PISA y la cultura del esfuerzo
Se ha tendido cada vez más a una devaluación de la cultura del esfuerzo en los procesos de aprendizaje y a un exceso de protagonismo de la gamificación en esos procesos
Astrid Barrio
Profesora de Ciencia Política de la Universitat de València. Miembro del Comité Editorial de EL PERIÓDICO
El informe PISA de 2022, el primero de la era pospandemia recientemente presentado, arroja unos malos resultados a nivel global, pésimos a nivel estatal y claramente alarmantes en el caso de Catalunya. Obviamente en ninguno de los casos el retroceso de los escolares es atribuible a una única causa ya que la propia pandemia, la pluralidad cultural y lingüística existente en muchas aulas, la persistencia de desigualdades en su seno y entre los centros educativos públicos y privados y la falta de recursos para revertirlas, la introducción masiva y no siempre útil y justificada de las nuevas tecnologías en los procesos de aprendizaje, los abundantes cambios normativos o la devaluación del papel de los maestros son algunas de las múltiples razones que pueden ayudar a explicar el retroceso.
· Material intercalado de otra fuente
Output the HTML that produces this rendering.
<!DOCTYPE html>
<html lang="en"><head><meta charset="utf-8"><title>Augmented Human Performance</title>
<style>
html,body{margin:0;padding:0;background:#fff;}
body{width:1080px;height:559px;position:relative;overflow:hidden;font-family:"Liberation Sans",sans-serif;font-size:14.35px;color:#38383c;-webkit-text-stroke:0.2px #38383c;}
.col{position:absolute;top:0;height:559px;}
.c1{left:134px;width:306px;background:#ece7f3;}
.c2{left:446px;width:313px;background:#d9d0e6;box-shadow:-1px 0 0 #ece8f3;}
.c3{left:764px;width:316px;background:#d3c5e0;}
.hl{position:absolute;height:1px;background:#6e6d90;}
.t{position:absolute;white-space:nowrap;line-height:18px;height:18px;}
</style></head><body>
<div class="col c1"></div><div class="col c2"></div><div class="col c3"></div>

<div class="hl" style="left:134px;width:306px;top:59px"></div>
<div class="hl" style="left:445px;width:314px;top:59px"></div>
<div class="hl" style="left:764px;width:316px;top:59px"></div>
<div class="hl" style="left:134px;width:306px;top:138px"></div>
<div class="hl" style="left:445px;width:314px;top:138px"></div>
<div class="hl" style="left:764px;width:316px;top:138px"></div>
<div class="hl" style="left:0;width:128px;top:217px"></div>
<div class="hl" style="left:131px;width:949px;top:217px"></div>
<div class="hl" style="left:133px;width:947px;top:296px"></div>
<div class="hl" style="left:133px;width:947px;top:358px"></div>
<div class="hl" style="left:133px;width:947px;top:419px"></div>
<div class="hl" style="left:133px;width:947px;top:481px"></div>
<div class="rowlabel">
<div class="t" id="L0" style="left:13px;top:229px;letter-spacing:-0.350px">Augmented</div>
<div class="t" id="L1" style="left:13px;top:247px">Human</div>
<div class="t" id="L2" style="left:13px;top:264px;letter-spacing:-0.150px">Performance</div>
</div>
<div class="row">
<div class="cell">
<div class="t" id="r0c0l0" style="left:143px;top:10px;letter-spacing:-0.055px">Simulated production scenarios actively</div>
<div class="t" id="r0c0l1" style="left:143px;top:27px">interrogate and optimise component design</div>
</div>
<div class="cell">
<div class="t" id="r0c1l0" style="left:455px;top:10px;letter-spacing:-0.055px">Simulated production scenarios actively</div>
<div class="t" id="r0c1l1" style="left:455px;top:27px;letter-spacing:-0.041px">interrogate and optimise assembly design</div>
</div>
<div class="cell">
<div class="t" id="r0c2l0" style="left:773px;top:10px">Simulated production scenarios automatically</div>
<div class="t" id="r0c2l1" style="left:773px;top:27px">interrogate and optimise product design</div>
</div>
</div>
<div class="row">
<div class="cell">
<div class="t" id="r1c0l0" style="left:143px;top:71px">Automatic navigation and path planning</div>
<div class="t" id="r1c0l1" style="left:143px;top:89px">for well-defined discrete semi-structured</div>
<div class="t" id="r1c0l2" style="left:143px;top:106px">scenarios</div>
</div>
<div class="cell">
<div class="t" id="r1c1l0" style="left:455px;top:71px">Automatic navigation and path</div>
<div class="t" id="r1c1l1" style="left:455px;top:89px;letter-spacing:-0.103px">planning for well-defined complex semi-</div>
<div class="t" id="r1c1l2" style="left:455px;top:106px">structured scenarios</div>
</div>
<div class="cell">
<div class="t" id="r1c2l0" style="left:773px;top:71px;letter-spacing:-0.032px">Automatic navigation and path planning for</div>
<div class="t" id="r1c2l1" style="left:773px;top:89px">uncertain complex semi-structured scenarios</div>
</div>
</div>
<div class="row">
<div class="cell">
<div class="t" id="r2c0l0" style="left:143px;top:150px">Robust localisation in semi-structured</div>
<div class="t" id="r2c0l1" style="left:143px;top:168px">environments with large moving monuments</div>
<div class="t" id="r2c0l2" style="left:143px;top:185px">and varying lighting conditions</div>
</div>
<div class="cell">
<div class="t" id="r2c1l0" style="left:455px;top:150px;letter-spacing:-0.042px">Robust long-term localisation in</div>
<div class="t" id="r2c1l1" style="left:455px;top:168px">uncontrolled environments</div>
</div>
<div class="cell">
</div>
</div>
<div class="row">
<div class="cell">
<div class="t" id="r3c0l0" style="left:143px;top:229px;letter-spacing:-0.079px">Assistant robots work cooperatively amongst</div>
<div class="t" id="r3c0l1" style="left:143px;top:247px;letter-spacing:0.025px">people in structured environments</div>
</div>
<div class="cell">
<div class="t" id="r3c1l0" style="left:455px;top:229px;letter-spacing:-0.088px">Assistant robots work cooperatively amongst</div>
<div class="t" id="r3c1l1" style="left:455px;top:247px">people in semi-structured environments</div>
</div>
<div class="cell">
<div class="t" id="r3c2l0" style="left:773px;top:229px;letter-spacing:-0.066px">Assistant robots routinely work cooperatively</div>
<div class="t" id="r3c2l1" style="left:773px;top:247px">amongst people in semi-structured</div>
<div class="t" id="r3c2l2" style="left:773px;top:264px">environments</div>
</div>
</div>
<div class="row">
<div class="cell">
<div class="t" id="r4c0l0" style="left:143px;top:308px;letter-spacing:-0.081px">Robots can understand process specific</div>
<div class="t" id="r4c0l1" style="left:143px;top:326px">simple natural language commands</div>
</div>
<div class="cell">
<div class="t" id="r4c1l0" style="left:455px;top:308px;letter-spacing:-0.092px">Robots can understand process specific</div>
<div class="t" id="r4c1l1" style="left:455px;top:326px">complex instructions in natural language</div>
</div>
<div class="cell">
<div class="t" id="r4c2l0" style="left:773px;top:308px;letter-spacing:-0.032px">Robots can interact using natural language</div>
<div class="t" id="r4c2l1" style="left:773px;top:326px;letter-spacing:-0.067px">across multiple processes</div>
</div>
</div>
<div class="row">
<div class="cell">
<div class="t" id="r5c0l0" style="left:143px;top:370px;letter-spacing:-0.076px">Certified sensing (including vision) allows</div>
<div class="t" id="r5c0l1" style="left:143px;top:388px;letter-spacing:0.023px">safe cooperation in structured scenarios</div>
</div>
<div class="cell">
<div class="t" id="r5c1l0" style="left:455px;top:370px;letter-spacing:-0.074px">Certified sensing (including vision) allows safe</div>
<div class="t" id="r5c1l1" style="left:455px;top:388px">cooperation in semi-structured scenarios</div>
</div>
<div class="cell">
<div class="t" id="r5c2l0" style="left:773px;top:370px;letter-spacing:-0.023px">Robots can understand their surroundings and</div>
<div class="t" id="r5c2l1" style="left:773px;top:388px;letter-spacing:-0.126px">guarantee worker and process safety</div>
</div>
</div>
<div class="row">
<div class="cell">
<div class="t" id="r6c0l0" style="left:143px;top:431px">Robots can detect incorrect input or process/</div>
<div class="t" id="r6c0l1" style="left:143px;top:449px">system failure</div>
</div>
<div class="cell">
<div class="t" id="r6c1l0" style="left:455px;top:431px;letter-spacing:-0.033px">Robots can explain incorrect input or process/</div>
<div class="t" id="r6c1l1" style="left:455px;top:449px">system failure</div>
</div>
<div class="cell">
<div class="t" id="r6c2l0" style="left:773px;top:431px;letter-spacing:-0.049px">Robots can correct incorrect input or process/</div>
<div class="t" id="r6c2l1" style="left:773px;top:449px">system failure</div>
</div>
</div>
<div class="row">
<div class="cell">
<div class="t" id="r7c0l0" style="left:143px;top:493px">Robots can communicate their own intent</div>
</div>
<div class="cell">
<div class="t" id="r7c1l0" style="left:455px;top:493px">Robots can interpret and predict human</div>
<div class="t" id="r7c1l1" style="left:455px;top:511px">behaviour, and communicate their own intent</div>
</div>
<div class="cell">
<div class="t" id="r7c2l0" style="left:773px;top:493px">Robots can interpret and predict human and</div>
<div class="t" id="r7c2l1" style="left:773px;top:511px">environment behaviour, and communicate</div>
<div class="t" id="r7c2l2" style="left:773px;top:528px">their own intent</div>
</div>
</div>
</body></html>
A mi modo de ver, sin embargo, y sin minimizar la importancia de las anteriores hay una razón de fondo que incide en el declive y que tiene que ver con la adopción de una determinada concepción de la educación que se ha ido imponiendo en contraposición a la clásica idea de la letra con sangre entra tan gráficamente plasmada por Goya en su 'Escena de escuela'. En lo que probablemente ha constituido un abuso flagrante y contraproducente de algunos modernos métodos educativos se ha tendido cada vez más a una devaluación de la cultura del esfuerzo en los procesos de aprendizaje y a un exceso de protagonismo de la gamificación en esos procesos que no solo han trasladado la idea de que para aprender hay que divertirse sino de la que erróneamente se ha deducido que eso implica la ley del mínimo esfuerzo.
Y esta desoladora concepción ha impregnado todos los niveles educativos como ilustra el hecho de que en una oposición a la que concurrí recientemente para optar a una plaza de profesor universitario en la UB un miembro del tribunal me afeó que para impartir una asignatura de la especialidad de Teoría Política solo utilizase libros como material didáctico. Mi sorpresa fue mayúscula y no solo porque no se me ocurre mejor manera de aproximarse al estudio de los textos clásicos que leyendo textos clásicos, sino porque la crítica exudaba la idea de que leer libros supone un aburrido y mayúsculo esfuerzo del que hay que librar a los estudiantes universitarios y de la que se deducía la necesidad de introducir materiales en otro tipo de soportes, no necesariamente más útiles pero sí con un mayor componente lúdico -cómo si leer no fuese un placer- que pudiese resultar más atractivas para las nuevas generaciones nativas digitales. El patrón es el mismo: aprender con un mayor nivel de diversión y con un menor nivel de esfuerzo.
Pero esta máxima no siempre es cierta. Hay que decir la verdad y es que como todo en la vida, aprender exige esfuerzo, me atrevería a decir incluso que mucho esfuerzo, que no sangre. Y que los esfuerzos, aunque en este caso tengan como recompensa el conocimiento, no siempre son divertidos.